The BIA also reasonably concluded that Li did not establish his prima facie eligibility for asylum. The basis for his claim was that China will target him because it now knows that he is gay. But Li did not offer any evidence to support that assertion. See Jian Hui Shao, 546 F.3d at 157–58 (“[W]hen a petitioner bears the burden of proof, his failure to adduce evidence can itself constitute the ‘substantial evidence’ necessary to support the agency's challenged decision.”); id. at 168 (explaining that movant carries a “heavy burden” on reopening). Li's reliance on Indradjaja v. Holder to argue that he was not required to submit an affidavit to support his claim is misplaced because Indradjaja had other evidence to support her claim. 737 F.3d 212, 219 (2d Cir. 2013). And contrary to Li's contention that China's knowledge of his homosexuality is irrelevant because his sexuality is an immutable characteristic, such knowledge is central to his claim that China will target him for persecution as a gay man.
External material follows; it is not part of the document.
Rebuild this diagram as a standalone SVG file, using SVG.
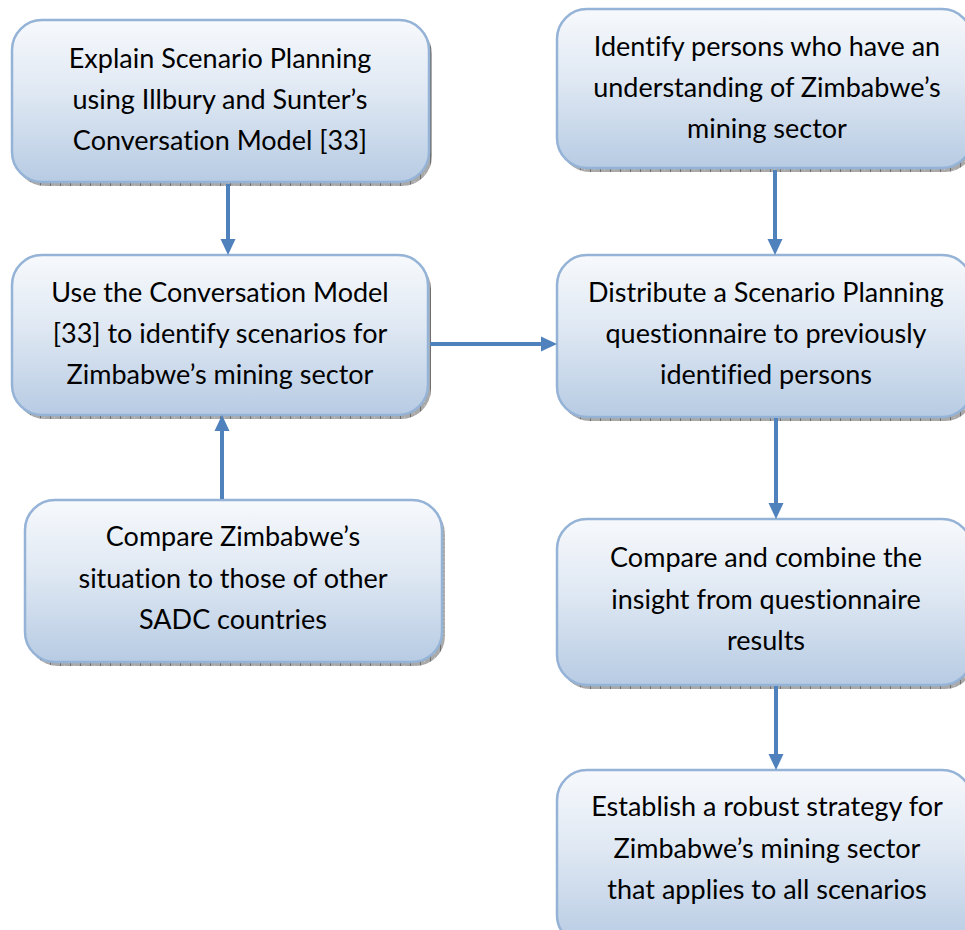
<svg xmlns="http://www.w3.org/2000/svg" width="965" height="930" viewBox="0 0 965 930">
  <defs>
    <linearGradient id="boxFill" x1="0" y1="0" x2="0" y2="1">
      <stop offset="0" stop-color="#f7f9fc"/>
      <stop offset="0.45" stop-color="#dfe8f3"/>
      <stop offset="1" stop-color="#b7cbe3"/>
    </linearGradient>
    <pattern id="shadowDots" width="10" height="4" patternUnits="userSpaceOnUse">
      <rect width="10" height="4" fill="#a9a9a9"/>
      <rect x="0" y="0" width="1" height="4" fill="#6f6f6f"/>
      <rect x="4" y="1" width="1" height="1" fill="#c8c8c8"/>
    </pattern>
    <marker id="head" markerUnits="userSpaceOnUse" markerWidth="16" markerHeight="16" refX="0" refY="8" orient="auto" overflow="visible">
      <path d="M0,0.5 L16,8 L0,15.5 z" fill="#4f81bd"/>
    </marker>
    <style>
      .shadow { fill: url(#shadowDots); }
      .box { fill: url(#boxFill); stroke: #95b3d7; stroke-width: 2.5; }
      .label { font-family: "Lato", "Open Sans", "Liberation Sans", sans-serif; font-size: 27px; fill: #000; text-anchor: middle; font-variant-ligatures: none; }
      .link { stroke: #4f81bd; stroke-width: 4; fill: none; marker-end: url(#head); }
    </style>
  </defs>

  <!-- process steps -->
  <g id="explain">
    <rect class="shadow" x="15" y="24" width="417" height="162" rx="30"/>
    <rect class="box" x="12" y="20" width="417" height="162" rx="30"/>
    <text class="label" x="220" y="68">Explain Scenario Planning</text>
    <text class="label" x="220" y="109">using Illbury and Sunter’s</text>
    <text class="label" x="220" y="150">Conversation Model [33]</text>
  </g>

  <g id="identify">
    <rect class="shadow" x="560" y="13" width="415" height="159" rx="30"/>
    <rect class="box" x="557" y="9" width="415" height="159" rx="30"/>
    <text class="label" x="767" y="56">Identify persons who have an</text>
    <text class="label" x="767" y="97">understanding of Zimbabwe’s</text>
    <text class="label" x="767" y="138">mining sector</text>
  </g>

  <g id="use-model">
    <rect class="shadow" x="15" y="259" width="416" height="160" rx="30"/>
    <rect class="box" x="12" y="255" width="416" height="160" rx="30"/>
    <text class="label" x="220" y="302">Use the Conversation Model</text>
    <text class="label" x="220" y="343">[33] to identify scenarios for</text>
    <text class="label" x="220" y="384">Zimbabwe’s mining sector</text>
  </g>

  <g id="distribute">
    <rect class="shadow" x="560" y="259" width="415" height="162" rx="30"/>
    <rect class="box" x="557" y="255" width="415" height="162" rx="30"/>
    <text class="label" x="766" y="302">Distribute a Scenario Planning</text>
    <text class="label" x="766" y="343">questionnaire to previously</text>
    <text class="label" x="766" y="384">identified persons</text>
  </g>

  <g id="compare-sadc">
    <rect class="shadow" x="28" y="504" width="417" height="162" rx="30"/>
    <rect class="box" x="25" y="500" width="417" height="162" rx="30"/>
    <text class="label" x="233" y="546">Compare Zimbabwe’s</text>
    <text class="label" x="233" y="588">situation to those of other</text>
    <text class="label" x="233" y="629">SADC countries</text>
  </g>

  <g id="combine">
    <rect class="shadow" x="560" y="523" width="415" height="166" rx="30"/>
    <rect class="box" x="557" y="519" width="415" height="166" rx="30"/>
    <text class="label" x="766" y="567">Compare and combine the</text>
    <text class="label" x="766" y="609">insight from questionnaire</text>
    <text class="label" x="766" y="650">results</text>
  </g>

  <g id="strategy">
    <rect class="shadow" x="560" y="774" width="415" height="175" rx="30"/>
    <rect class="box" x="557" y="770" width="415" height="175" rx="30"/>
    <text class="label" x="767" y="816">Establish a robust strategy for</text>
    <text class="label" x="767" y="858">Zimbabwe’s mining sector</text>
    <text class="label" x="767" y="899">that applies to all scenarios</text>
  </g>

  <!-- connectors -->
  <g id="connectors">
    <path class="link" d="M228,184 V239"/>
    <path class="link" d="M430,344 H541"/>
    <path class="link" d="M775,170 V239"/>
    <path class="link" d="M776,418 V503"/>
    <path class="link" d="M222,499 V431"/>
    <path class="link" d="M776,686 V754"/>
  </g>
</svg>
Finally, to the extent that Li contends the BIA erred in finding that sexual orientation is not a particular social group, the BIA never made such a finding; to the contrary, it specifically assumed Li's “membership in a [particular social group] consisting of homosexuals.” CAR at 4.

For the foregoing reasons, the petition for review is DENIED. All pending motions and applications are DENIED and stays VACATED.